Auf der Überholspur an den USA vorbei?

Wie fast alle seine Kommilitonen in demselben Kurs will auch der 21jährige Qi Yongcheng in den USA einen Mastertitel erwerben. Für ihn sind die USA eine Technologie-Macht: "Von dort kommt die zukunftsweisende Technologie", meint er. "Außerdem bieten die Hochschulpolitik der USA und ein umfangreiches Stipendien-System mehr Möglichkeiten für ausländische Studenten als das in anderen Ländern der Fall ist."
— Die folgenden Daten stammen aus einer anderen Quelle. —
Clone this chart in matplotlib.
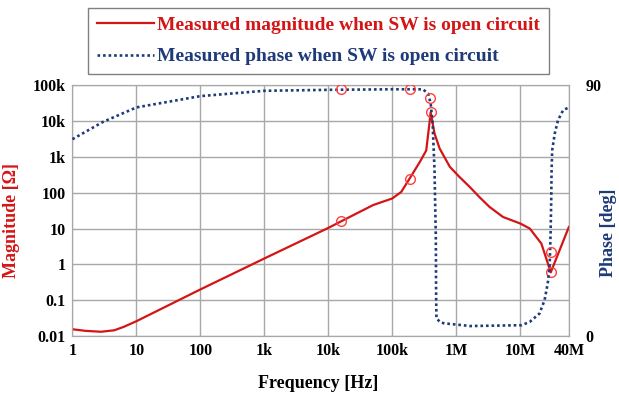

Der Student Qi sieht einen wesentlichen Vorteil des amerikanischen Systems darin, dass es dort "demokratischer zugeht". Und die verbreitete Ansicht, dass China vielleicht in ein paar Jahrzehnten die USA wirtschaftlich überholen wird, scheint für ihn noch nicht so realistisch. Denn nur als verlängerte Werkbank der Welt könne China sich nicht langfristig behaupten. Für Qi steht fest: Ohne Innovation und Hightech wird China den Gipfel nicht erklimmen können.